To be fair, the headline may have been a little misleading in stating that the agriculture, land reform & rural development minister “bowed” to pressure, thereby insinuating some kind of support on her part for this conduct in the past. In reality, Didiza inherited a situation that came about as a result of poor policy design as much as anything else. Credit must be given to her for stepping in when she did, but the policy design must also be reconsidered to prevent the same situation from occurring again.


In the early 2000s the then department of land affairs moved away from a grant-based system that subsidised land reform beneficiaries who purchased their land, to favour a more proactive approach. A “proactive land acquisition strategy” was unveiled, in terms of which the state would purchase farms directly and allocate them to beneficiaries based on a state land lease and disposal policy. This makes provision for an initial trial period, followed by a 30-year lease in favour of the beneficiary.

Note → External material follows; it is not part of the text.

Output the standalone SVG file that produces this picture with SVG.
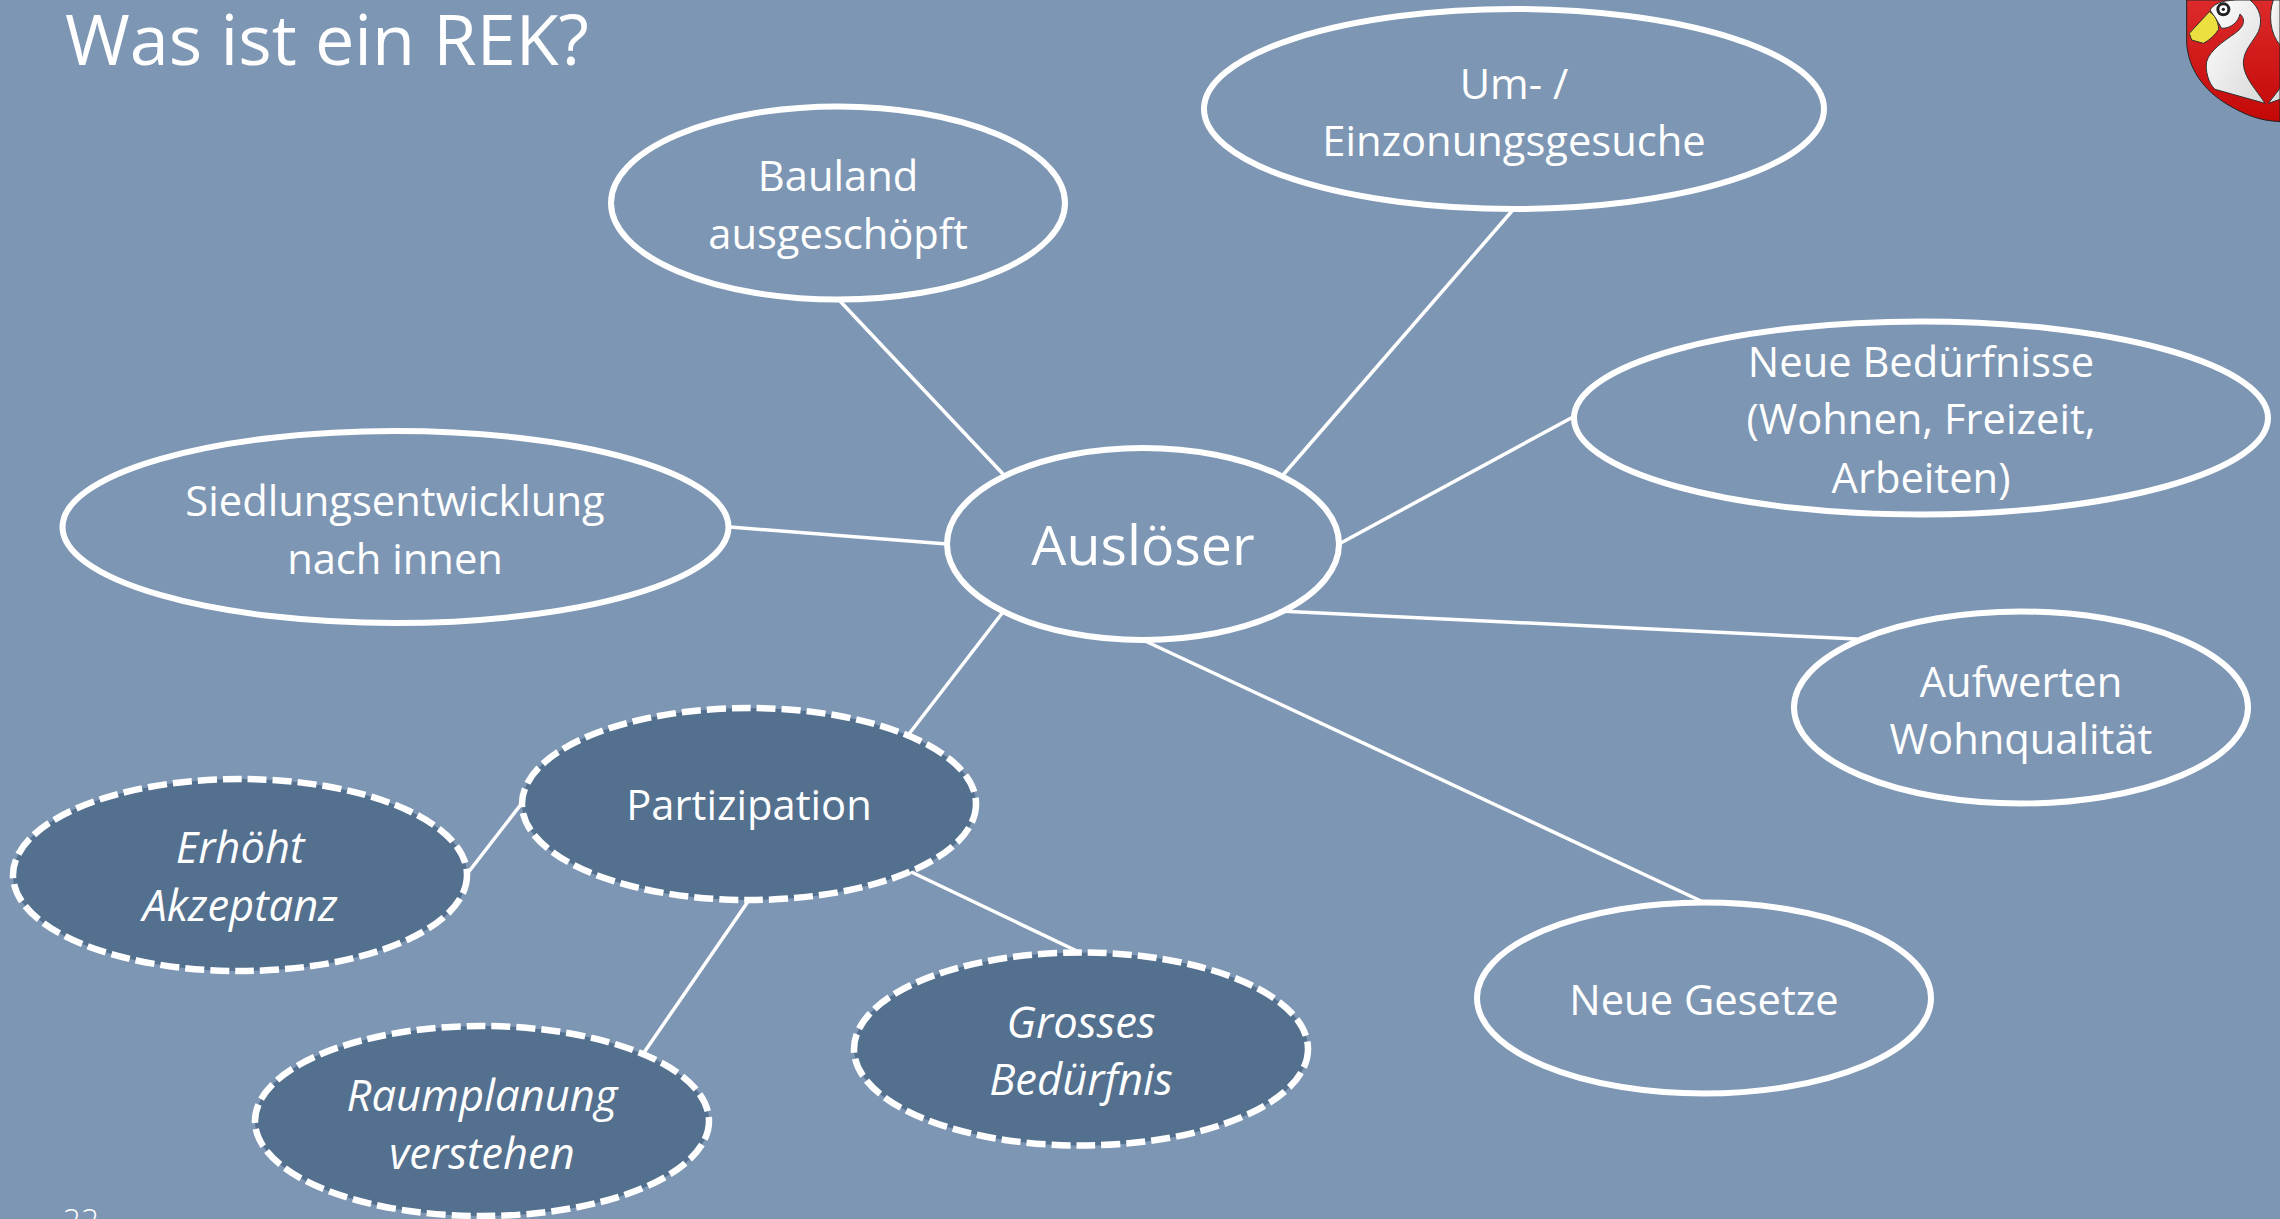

At the time the reasons for this approach seemed reasonable. By entering the market and acquiring land directly, the state could take advantage of offers on the market and influence the prices being paid for land. By offering the beneficiary a trial period followed by a 30-year lease it could ensure that bona fide farmers obtained the land, as opposed to opportunists who may have accepted a state subsidy only to resell the land at a profit. There was certainly merit in this thinking, but it has also led to beneficiaries becoming perpetual tenants on state land, with limited recourse when their rights are threatened.


While the exact circumstances of the recent spate of evictions remain unclear, a study conducted by academics Ruth Hall and Thembela Kepe in 2017 indicated that many land redistribution beneficiaries did not have long-term leases and were operating under short-term “caretaker” lease agreements. In the Rakgase case, the high court recently ruled in favour of an elderly beneficiary who had been denied the right to buy the state farm he had been living on since 1991. For all the good intentions set out in the proactive land acquisition strategy and the state land lease and disposal policy, it is clear that they are not always implemented as intended.

Whenever these issues are raised on policy platforms the same phrase pops up: “We have all the best policies and laws in the world, but the challenge is that they are not implemented.” I beg to differ. If a law or policy is capable of being ignored, the policy design contains a fatal flaw. The high-level panel came to the same conclusion when it delivered its report on land reform to parliament in 2019. The mere fact that beneficiary selection, land allocation and tenure rights for land redistribution are governed by policy, as opposed to legislation, is a cause for concern. Policies are easy to ignore, the law is not.

The first step should be to give the beneficiaries of land redistribution real rights to the land they occupy and protect these rights in law. As long as beneficiaries rely on flimsy, nontradable lease agreements for their tenure rights, they will always be at the mercy of a landlord. If land reform beneficiaries are awarded real rights to land, be it ownership or long-term leases that are registered against the title deed of the property, their rights cannot merely be terminated by notice.

To prevent an opportunist from simply reselling the land at a profit the title deed can be endorsed with a restriction to the effect that the land (or a registered long-term lease) cannot be sold or transferred within a given time frame. In the same manner, the conditions of use can be registered against the title deed or spelt out in legislation so that the rights and obligations of both parties are clear and unambiguous. In this way one could give effect to the original intention of the proactive land acquisition strategy while empowering the beneficiaries to stand their ground when their rights are threatened.     

Corruption should be called out and eradicated, but is it not time we started closing the gaps that allow corruption and nepotism to thrive in the first place?

• Boshoff is head: legal intelligence at the Agricultural Business Chamber. He writes in his personal capacity.